Children are allowed to walk in all directions when traffic is halted until the blow of her whistle allows them to drive through her crosswalks.

“Wind and rain together are the worst,” she said.  “I don’t like fog.  When you can’t see a block down the road you just have to listen.”

One of the best parts of her job over the years has been the “young ones” bringing her candy and flowers as they came to school first thing in the mornings.  

She applied for the job when her youngest son, Richard,  went into kindergarten, saying she wanted to be close so that she could keep an eye on him.  The crossing guard/mom didn’t have to keep too much of a keen eye,  though,  as other students would come and tell her what “Dick” had done on the playground or in class during any given day.

“My youngest was onery – thought I could keep him out of a little trouble,” she jested.  

She said she finally waved the children off, telling them to let the teacher report any problem to her.

“I had always wanted to be a school teacher, but I had only one year of college and I couldn’t afford any more,” she said.

Signed on as police matron in 1962
Dorothy signed on as a police matron in 1962. She would be called out in the late night hours to escort women prisoners to the San Joaquin County Jail in French Camp.  She said she’s glad that she doesn’t have those midnight calls any longer, having to get out of bed and report to the police station in uniform.
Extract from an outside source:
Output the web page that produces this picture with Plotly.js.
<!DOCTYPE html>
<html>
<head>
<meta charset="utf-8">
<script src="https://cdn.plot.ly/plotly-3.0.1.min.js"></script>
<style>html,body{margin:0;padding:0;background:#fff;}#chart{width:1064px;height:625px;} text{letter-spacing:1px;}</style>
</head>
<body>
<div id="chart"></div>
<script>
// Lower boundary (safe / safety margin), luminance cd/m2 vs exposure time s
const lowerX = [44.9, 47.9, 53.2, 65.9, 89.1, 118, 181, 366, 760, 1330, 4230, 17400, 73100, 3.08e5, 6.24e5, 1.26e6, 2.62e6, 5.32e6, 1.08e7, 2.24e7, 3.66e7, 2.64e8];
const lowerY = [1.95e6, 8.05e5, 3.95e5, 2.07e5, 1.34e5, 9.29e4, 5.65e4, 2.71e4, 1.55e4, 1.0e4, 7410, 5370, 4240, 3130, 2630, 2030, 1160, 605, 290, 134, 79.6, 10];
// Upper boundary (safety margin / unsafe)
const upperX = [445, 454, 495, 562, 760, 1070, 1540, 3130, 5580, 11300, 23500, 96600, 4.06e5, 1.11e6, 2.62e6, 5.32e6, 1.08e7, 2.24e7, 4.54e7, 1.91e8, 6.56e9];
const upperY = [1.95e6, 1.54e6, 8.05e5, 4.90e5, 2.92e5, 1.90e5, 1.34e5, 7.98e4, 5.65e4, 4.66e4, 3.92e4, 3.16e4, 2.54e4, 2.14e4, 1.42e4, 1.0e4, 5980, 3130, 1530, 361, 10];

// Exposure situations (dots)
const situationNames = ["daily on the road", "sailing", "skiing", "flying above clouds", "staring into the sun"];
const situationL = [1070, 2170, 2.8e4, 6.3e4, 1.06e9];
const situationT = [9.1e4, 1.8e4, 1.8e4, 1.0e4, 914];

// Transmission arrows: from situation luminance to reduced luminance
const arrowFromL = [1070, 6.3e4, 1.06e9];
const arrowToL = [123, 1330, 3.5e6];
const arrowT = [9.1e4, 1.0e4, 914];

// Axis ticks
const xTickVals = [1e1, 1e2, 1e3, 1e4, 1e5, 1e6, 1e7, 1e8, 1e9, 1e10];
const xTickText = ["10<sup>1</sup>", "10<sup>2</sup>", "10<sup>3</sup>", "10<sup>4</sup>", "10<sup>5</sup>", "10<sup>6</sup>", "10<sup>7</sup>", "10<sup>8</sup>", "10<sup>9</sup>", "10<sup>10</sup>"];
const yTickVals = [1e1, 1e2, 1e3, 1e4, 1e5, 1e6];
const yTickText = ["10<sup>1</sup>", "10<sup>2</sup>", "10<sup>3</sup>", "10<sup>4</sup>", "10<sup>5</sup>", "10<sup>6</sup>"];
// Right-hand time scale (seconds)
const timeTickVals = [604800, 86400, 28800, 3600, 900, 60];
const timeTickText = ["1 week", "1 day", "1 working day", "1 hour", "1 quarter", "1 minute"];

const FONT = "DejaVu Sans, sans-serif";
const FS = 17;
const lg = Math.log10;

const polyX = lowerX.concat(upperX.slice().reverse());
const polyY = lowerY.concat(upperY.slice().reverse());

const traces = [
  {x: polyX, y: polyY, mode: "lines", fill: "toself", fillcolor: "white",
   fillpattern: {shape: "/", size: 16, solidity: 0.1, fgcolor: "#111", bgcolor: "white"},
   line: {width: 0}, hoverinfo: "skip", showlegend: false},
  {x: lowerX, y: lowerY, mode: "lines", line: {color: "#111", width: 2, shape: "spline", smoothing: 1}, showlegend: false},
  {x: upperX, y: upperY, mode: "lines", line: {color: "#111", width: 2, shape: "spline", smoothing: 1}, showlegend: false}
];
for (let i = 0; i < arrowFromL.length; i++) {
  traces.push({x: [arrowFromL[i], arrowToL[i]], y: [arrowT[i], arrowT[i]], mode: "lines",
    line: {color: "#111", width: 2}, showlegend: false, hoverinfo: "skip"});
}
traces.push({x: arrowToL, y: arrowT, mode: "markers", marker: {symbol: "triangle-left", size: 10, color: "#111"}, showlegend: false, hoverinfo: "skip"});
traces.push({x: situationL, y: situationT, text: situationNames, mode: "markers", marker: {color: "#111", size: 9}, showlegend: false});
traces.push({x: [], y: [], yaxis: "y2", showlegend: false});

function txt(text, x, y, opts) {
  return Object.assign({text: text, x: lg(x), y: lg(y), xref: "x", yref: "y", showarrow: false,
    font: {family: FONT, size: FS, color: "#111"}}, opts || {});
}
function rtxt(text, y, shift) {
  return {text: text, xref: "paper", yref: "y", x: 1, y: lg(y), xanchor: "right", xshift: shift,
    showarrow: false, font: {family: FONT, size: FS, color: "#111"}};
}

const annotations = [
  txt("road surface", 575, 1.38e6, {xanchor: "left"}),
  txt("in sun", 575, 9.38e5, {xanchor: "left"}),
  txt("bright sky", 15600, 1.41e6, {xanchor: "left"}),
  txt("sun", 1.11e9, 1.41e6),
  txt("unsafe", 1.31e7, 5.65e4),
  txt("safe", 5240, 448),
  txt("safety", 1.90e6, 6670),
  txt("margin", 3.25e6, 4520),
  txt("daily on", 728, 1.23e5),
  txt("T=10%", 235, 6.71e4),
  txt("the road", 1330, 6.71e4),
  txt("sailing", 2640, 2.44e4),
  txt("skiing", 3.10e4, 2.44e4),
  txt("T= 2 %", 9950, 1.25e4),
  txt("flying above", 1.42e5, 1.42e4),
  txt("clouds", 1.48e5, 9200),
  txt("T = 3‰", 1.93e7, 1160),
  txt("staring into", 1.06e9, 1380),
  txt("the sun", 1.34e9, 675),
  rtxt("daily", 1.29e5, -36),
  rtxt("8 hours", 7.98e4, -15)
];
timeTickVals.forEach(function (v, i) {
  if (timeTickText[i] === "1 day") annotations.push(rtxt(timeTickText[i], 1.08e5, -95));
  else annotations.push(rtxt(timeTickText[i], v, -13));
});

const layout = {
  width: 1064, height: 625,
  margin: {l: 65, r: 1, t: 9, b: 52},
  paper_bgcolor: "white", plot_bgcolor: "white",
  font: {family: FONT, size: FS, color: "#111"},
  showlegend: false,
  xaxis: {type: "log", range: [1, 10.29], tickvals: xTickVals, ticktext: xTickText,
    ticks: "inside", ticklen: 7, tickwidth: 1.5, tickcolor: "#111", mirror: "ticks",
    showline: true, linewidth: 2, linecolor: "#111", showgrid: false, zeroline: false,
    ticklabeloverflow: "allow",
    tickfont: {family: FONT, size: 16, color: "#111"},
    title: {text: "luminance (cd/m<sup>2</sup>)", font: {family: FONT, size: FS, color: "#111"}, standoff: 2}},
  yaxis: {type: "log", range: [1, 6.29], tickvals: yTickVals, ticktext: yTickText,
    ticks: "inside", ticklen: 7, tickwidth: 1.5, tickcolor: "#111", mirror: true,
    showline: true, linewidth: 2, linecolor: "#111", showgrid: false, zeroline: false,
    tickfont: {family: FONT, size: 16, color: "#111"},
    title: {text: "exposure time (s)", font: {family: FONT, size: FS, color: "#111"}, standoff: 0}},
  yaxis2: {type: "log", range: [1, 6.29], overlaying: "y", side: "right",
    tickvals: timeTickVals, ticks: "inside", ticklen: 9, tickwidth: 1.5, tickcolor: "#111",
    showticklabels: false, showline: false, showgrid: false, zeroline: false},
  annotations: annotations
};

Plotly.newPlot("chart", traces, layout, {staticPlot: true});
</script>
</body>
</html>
She reminisced this week, back to her early days in elementary school, when she had a teacher named Mr. Waters in Mackville, Kansas.  She said her small country school would fit within one room at Ripon Elementary.

The only time Dorothy remembers getting into trouble with her teacher was when she noticed a blister formed on the back of a girl’s hand who was sitting next to her.

“I reached over and slapped it and broke it,” she chuckled.

In a Google check of Mackville, KA today, it notes it was founded in 1879 with a current population of 488 with the average daily attendance in its schools set at 351.  The “Big Mama” hamburger is said to be a regional delicacy.

She and her late husband Billy had moved to California in 1959 with their four children in tow.    He worked on the railroad in Kansas and transferred to the Western Pacific in the Golden State resulting in a road trip west for all six of them.  

“I had never been to California and I didn’t realize how many miles you had to go,” she quipped.  And with four children – two boys and two girls – it was a very long time on the road, she said.

She had to leave family members behind including her twin brother Don Anderson who has long served as a crossing guard in McPherson, Kansas. She’s not sure if he is still in that post or he has retired.  

Thinking back, Dorothy laughed saying her brother was the onery twin and she was the good one.  They were in the same classroom at first until he was kept back a year.  That was a relief for him, she said, because when he got in trouble he knew his parents might not know as soon as they got home from school.

She says she’s fortunate that their four children live fairly close to her home in Ripon.

Linda Streeter sells insurance and lives in Ripon and Joyce Porter is a nurse in Ceres.

Son Richard installs poultry equipment for the Big Dutchman firm and Bill Patterson also sells insurance.  In addition to their four children, she and Billy had 12 grandchildren and 12 great-grandchildren.